Listed Building – Grade II*
- Official name: The Priory
- Designated: 4 December 1951
- Reference no.: 1365082

Scheduled monument
- Official name: Wolston priory and moated site
- Designated: 20 December 1957
- Reference no.: 1007721

= Wolston Priory =

Benedictine priory in Warwickshire, England

Wolston Priory was a Benedictine priory near Wolston in Warwickshire, England. The earthwork remains of the priory are a Scheduled Ancient Monument. A present grade II* listed house is based on the remains of the rectory.
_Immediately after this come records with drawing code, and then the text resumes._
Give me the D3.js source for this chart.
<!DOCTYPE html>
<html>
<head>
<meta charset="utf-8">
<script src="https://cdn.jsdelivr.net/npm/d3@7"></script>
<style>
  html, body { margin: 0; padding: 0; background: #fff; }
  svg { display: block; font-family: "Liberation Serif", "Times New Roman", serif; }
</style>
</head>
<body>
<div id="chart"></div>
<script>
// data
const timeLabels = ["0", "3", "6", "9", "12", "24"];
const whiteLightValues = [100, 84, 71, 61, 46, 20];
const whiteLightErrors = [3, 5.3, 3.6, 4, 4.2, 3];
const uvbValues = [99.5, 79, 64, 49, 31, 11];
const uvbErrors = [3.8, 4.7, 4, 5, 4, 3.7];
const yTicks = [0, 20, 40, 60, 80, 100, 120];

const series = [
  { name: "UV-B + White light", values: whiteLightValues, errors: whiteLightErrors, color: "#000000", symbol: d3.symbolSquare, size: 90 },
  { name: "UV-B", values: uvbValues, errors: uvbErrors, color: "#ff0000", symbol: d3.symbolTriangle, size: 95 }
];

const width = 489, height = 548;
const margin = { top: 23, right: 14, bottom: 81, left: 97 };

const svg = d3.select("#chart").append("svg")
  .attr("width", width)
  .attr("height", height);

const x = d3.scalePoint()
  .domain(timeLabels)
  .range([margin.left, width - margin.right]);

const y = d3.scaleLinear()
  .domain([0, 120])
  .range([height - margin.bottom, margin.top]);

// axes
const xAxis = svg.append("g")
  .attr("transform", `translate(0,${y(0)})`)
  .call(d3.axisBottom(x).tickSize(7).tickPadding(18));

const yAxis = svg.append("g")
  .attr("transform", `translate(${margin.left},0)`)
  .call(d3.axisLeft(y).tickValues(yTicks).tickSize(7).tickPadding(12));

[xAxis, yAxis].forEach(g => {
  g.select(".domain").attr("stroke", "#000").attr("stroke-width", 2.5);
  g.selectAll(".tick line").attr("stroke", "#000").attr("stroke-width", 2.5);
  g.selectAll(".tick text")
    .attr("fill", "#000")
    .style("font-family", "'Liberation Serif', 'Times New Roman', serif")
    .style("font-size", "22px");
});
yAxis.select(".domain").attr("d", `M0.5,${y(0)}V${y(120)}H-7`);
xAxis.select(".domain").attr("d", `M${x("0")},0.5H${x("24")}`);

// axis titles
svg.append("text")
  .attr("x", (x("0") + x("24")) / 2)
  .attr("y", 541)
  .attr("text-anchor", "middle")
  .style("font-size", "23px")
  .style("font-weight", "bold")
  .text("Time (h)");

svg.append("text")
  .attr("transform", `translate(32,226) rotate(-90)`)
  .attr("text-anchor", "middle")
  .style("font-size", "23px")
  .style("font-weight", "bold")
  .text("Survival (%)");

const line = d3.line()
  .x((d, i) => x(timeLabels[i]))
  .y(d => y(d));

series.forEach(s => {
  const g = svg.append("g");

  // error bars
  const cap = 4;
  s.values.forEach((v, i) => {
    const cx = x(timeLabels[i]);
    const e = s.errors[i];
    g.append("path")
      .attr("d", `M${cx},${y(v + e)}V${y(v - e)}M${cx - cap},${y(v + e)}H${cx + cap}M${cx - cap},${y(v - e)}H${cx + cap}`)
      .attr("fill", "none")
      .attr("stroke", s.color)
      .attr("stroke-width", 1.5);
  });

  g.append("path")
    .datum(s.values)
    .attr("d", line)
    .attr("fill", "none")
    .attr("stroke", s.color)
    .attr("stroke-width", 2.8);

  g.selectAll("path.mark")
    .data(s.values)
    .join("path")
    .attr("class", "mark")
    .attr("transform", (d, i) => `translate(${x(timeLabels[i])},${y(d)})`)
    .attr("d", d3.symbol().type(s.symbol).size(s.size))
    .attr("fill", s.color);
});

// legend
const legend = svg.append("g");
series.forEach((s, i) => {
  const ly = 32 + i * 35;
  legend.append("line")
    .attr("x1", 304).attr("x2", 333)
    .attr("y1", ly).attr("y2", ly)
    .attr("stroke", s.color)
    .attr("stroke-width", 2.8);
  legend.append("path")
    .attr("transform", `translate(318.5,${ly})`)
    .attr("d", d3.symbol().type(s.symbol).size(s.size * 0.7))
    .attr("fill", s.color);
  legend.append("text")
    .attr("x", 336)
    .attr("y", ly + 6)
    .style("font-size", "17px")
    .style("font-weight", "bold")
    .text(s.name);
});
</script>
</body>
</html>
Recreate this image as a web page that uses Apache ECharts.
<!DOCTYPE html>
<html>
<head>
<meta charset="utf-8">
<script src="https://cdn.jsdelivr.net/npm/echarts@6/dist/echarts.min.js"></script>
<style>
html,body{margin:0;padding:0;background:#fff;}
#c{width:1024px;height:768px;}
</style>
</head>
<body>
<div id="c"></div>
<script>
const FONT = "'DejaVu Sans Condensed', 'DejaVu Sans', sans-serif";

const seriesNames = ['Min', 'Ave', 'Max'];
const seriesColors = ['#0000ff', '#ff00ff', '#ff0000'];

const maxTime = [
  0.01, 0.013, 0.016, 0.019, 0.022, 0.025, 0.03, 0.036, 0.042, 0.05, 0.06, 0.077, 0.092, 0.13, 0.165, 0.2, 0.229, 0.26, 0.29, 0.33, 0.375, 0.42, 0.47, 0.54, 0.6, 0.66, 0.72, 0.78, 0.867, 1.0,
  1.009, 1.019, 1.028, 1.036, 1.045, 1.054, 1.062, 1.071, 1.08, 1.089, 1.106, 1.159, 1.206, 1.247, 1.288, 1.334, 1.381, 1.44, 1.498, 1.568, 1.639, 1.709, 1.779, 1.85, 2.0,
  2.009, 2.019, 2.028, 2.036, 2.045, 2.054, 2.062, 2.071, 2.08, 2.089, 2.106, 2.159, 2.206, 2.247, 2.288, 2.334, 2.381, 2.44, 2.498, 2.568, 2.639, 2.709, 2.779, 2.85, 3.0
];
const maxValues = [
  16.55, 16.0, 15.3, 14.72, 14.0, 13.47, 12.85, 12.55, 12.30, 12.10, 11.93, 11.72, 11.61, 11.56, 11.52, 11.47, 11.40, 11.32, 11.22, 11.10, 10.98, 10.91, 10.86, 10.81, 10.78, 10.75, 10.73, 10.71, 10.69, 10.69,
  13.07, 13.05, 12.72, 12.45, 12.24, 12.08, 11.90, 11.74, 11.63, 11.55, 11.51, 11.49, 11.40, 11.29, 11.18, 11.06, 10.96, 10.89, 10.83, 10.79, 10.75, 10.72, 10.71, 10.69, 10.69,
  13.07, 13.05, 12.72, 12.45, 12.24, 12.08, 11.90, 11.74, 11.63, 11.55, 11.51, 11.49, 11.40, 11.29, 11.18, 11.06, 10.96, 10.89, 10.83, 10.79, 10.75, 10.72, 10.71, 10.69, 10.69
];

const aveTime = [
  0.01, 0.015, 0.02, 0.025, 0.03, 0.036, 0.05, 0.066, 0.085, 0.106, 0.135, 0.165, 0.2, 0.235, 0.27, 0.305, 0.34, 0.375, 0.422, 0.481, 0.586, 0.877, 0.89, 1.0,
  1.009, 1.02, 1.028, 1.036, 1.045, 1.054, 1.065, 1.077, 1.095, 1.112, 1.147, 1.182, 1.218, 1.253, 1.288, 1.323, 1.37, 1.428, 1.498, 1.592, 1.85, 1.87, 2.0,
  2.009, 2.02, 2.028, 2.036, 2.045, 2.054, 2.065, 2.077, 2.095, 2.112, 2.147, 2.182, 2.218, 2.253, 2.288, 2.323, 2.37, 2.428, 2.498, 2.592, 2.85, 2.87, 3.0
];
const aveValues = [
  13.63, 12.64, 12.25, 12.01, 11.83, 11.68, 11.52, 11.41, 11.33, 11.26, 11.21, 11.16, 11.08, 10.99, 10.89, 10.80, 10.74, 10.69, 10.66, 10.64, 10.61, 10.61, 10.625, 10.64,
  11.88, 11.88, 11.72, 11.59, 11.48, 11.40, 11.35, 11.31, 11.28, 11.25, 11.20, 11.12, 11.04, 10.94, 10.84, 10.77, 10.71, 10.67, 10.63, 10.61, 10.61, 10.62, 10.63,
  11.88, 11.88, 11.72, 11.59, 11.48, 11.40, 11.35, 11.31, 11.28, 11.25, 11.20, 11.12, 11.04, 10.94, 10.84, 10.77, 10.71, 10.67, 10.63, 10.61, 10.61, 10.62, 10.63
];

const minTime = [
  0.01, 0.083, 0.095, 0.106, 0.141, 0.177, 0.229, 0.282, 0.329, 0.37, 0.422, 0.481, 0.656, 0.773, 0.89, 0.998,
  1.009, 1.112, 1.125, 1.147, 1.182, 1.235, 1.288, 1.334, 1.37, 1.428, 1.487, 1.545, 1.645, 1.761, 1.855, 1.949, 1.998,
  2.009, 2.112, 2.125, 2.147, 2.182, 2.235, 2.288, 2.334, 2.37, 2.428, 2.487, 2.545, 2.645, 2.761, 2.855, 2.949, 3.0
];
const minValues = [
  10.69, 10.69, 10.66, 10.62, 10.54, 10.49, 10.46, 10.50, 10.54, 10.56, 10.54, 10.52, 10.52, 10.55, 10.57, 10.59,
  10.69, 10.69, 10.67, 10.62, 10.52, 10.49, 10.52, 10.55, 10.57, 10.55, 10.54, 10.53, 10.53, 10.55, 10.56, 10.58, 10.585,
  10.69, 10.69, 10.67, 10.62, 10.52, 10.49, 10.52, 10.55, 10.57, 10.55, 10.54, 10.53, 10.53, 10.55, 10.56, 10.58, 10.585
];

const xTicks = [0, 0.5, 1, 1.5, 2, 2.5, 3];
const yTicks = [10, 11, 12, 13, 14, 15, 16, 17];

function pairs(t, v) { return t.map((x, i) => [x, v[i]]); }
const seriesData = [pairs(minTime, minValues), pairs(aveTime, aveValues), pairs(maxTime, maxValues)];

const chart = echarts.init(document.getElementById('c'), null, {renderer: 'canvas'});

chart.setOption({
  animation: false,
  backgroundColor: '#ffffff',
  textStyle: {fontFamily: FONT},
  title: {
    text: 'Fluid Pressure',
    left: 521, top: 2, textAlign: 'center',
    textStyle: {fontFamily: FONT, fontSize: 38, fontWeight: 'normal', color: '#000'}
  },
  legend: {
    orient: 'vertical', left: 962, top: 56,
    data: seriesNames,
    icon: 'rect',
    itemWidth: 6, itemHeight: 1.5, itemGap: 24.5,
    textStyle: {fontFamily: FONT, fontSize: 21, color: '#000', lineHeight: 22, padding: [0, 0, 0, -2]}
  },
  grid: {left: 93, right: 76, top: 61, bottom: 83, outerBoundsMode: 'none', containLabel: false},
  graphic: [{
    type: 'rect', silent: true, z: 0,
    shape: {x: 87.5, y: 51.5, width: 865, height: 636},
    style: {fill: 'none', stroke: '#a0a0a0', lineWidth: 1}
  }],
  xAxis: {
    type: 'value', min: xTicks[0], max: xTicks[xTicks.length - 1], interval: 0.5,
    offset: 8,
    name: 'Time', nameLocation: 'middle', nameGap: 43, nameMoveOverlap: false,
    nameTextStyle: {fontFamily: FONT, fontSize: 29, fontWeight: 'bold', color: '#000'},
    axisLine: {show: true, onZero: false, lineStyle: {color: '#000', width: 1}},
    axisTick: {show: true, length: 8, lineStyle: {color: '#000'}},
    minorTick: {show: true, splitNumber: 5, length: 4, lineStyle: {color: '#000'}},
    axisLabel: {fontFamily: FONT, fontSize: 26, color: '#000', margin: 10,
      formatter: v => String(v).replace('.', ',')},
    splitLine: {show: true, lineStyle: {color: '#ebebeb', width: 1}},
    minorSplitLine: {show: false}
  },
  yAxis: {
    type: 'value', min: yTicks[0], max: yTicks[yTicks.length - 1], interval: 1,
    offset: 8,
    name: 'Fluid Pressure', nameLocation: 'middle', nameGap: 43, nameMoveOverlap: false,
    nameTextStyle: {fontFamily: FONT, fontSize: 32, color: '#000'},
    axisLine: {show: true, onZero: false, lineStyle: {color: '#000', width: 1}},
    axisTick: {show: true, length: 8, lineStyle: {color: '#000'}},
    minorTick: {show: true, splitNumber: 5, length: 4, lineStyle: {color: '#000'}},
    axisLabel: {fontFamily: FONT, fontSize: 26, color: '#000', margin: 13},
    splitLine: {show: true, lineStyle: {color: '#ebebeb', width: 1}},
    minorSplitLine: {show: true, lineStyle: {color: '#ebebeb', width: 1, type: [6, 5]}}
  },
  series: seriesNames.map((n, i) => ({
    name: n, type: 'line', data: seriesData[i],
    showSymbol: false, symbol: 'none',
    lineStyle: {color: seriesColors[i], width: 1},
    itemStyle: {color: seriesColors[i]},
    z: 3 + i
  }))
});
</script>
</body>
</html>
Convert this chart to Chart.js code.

The priory was established between 1086 and 1194 on land granted by Hubert Boldran to the Benedictine Abbey of St-Pierre-sur-Dives in Sees, France. It was of a modest size and run down by 1388 and by 1394 was transferred to the Carthusians at Coventry. After the Dissolution it was purchased by Roger Wigston, who was probably responsible for the renovation of the rectory building as a dwelling house.

In this house, known now as Priory Farm, some of the Martin Marprelate tracts attacking the episcopacy of the Anglican Church were secretly printed in a cellar. The building remained in the Wigston family until Roger Wigston's death in 1608, when the property was inherited by his grandson, Sir Peter Wentworth. Sold in the 18th century by the descendants of Fisher Wentworth, it was later acquired by the Wilcox family who retained it until c. 1926.

The house is built in red sandstone ashlar with a clay tiled roof and incorporates timber framing from the 16th century. A central two storey block with a tall gabled dormer is flanked by a three-storey chamber block and west wing.